Profiling with Valgrind
Objective
Background of this item: Valgrind is a type of tool called a profiler. It is available on Obelix and Irene and it has been successfully used to analyze single and multi-processor jobs. Once you have a working model, it can be helpful to profile it to see where it's taking a lot of time. It doesn't make sense to optimize parts of the code which only run for 0.001% of the time and leave something un-optimized which runs for 10% of the total runtime. Profiling allows you to learn where your program spent its time and which functions called which other functions while it was executing. This information can show you which pieces of your program are slower than you expected and might be candidates for rewriting to make your program execute faster. One word of caution. According to an expert at Intel, valgrind was not originally developed for FORTRAN (it seems that very few debuggers/profilers are). Therefore the information is not 100% reliable. It still seems to be useful, though.
Valgrind on Irene
Authors: M.McMgrath
Last minor revision: S. Luyssaert (2020/03/19)
The first step is to compile with the proper options. It's good to compile a production executable, although use of some debug flags will automatically remove optimization. Still, I compile with the following in modeles/ORCHIDEE/arch.fcm
%PROD_FFLAGS -O3 -p -g -fno-inline-functions
I also make sure I have the following line in util/AA_make.gdef
#-Q- lxiv8 F_O = -p -g -fno-inline-functions -O3 $(F_D) $(F_P) -I$(MODDIR) -module $(MODDIR) -fp-model precise
since it appears that IOIPSL uses this line to create the makefiles. Then ins_make with the -prod option in config/ORCHIDEE_OL/AA_make. Notice the -fno-inline-functions command. If you inline functions, it makes your code faster, but you also lose line information. Since we would like to see which lines are taking the most time, it's good to disable inlining. Note that around revision 6610 the way of compiling the model has changed. The instructions provided above are no longer valid for the compilation using the ./compile_orchidee_ol.sh script. The remainder of this item should still be valid.

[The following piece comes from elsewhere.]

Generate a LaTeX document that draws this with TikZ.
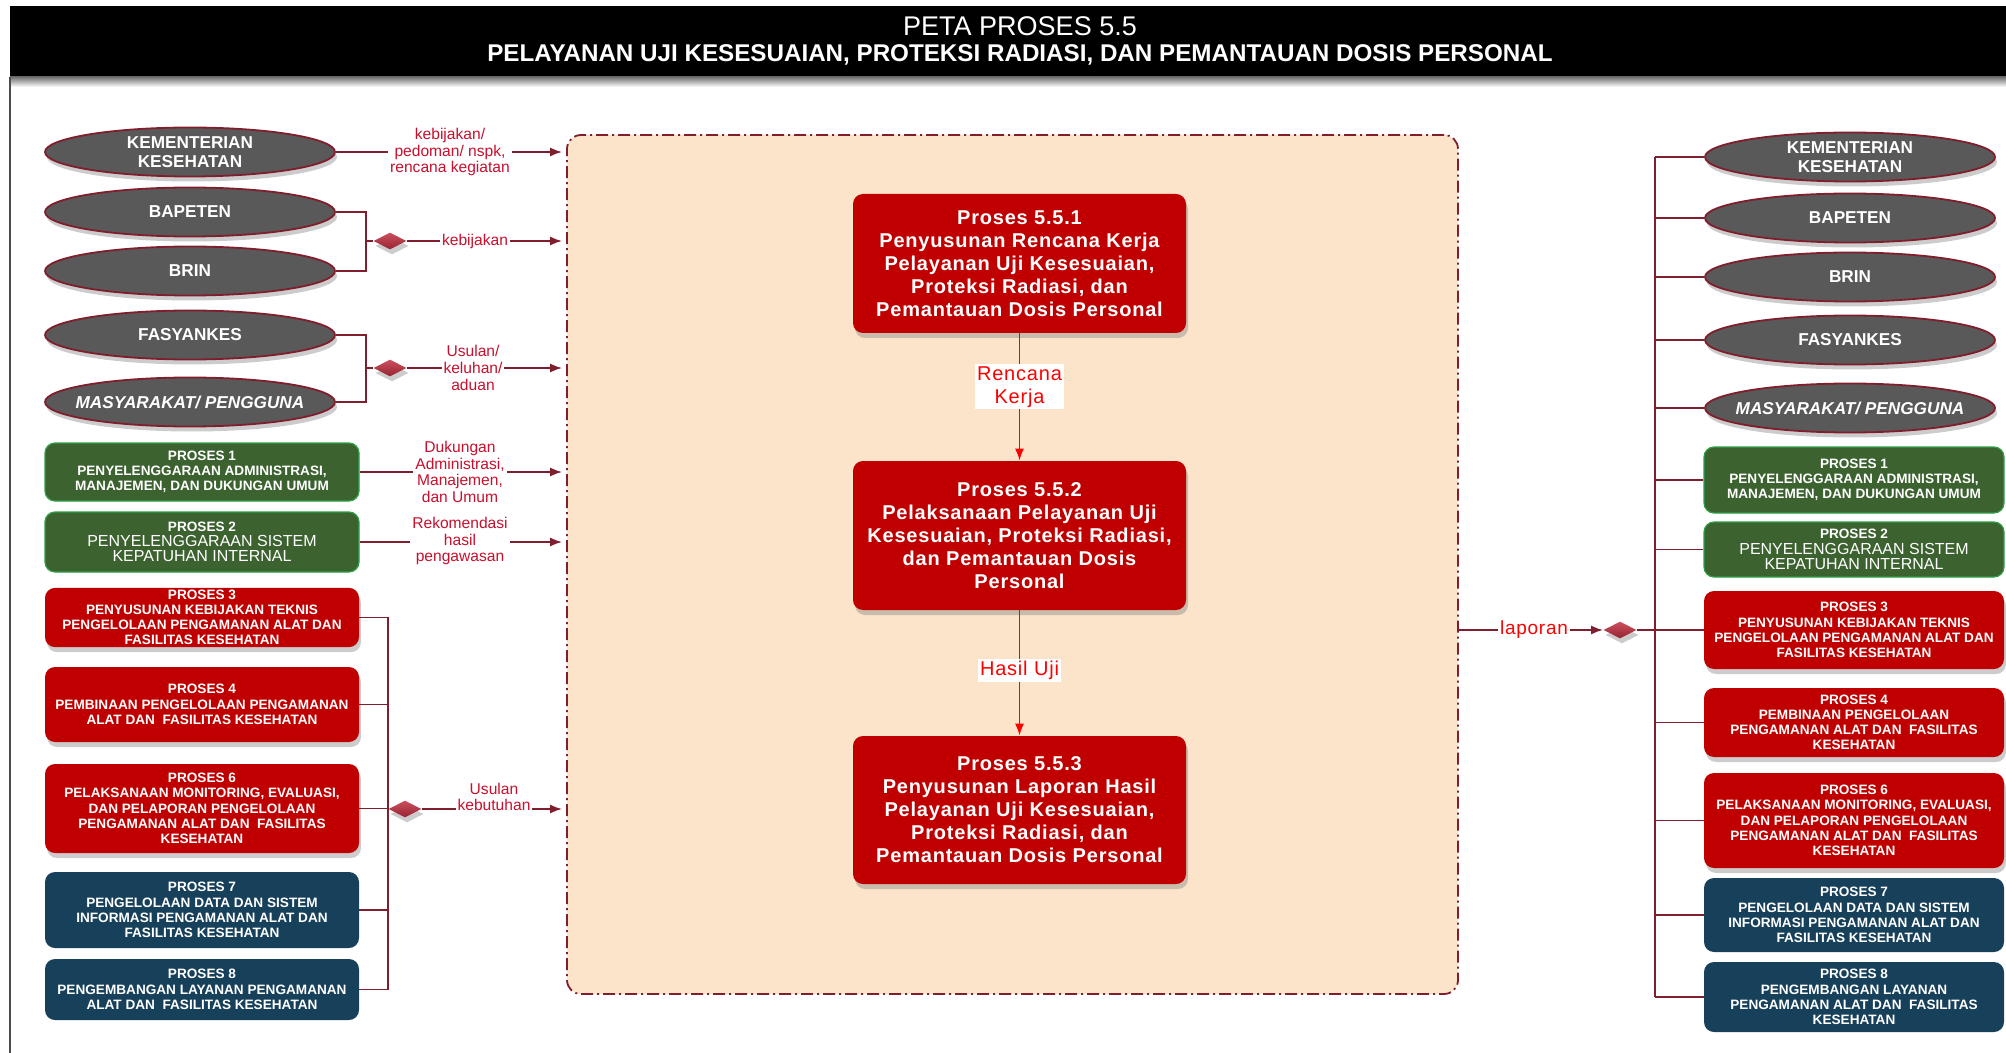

Once you have done this, you need to run ORCHIDEE without using libIGCM. You can find that information elsewhere on the wiki. I create a run.def for a single pixel but multiple years. At the beginning of the run, there is a lot of overhead involved in doing other tasks, so we want to add as much computation as possible in sechiba and stomate and not so much in interpolating maps (unless that is what you are trying to profile, of course). I also turn off (or minimize) writing history files, since file I/O also takes a lot of time.
This method is expensive. Very expensive. A good rule of thumb seems to be to multiply the expected optimized runtime by a factor of 100. So if it takes 30 seconds to run your run.def normally, it will take an hour with valgrind. This is because valgrind collects a lot of information instead of just doing random sampling like many other profilers. I use a submission file for obelix like the following:
###################### ## OBELIX LSCE ## ###################### #PBS -N AGEC #PBS -m a #PBS -j oe #PBS -q long #PBS -o out_execution #PBS -S /bin/ksh #PBS -v BATCH_NUM_PROC_TOT=1 #PBS -l nodes=1:ppn=1 cd /home/orchidee03/mmcgrath/PROFILE/AGEC rm -fr *rest_out.nc out_execution* out_orchidee callgrind.out* valgrind --tool=callgrind --dump-instr=yes --simulate-cache=yes --collect-jumps=yes ./orchidee_ol
This creates a file called callgrind.out.????, which I open in kcachegrind (on Linux) to examine. Instructions on that are elsewhere on the Web.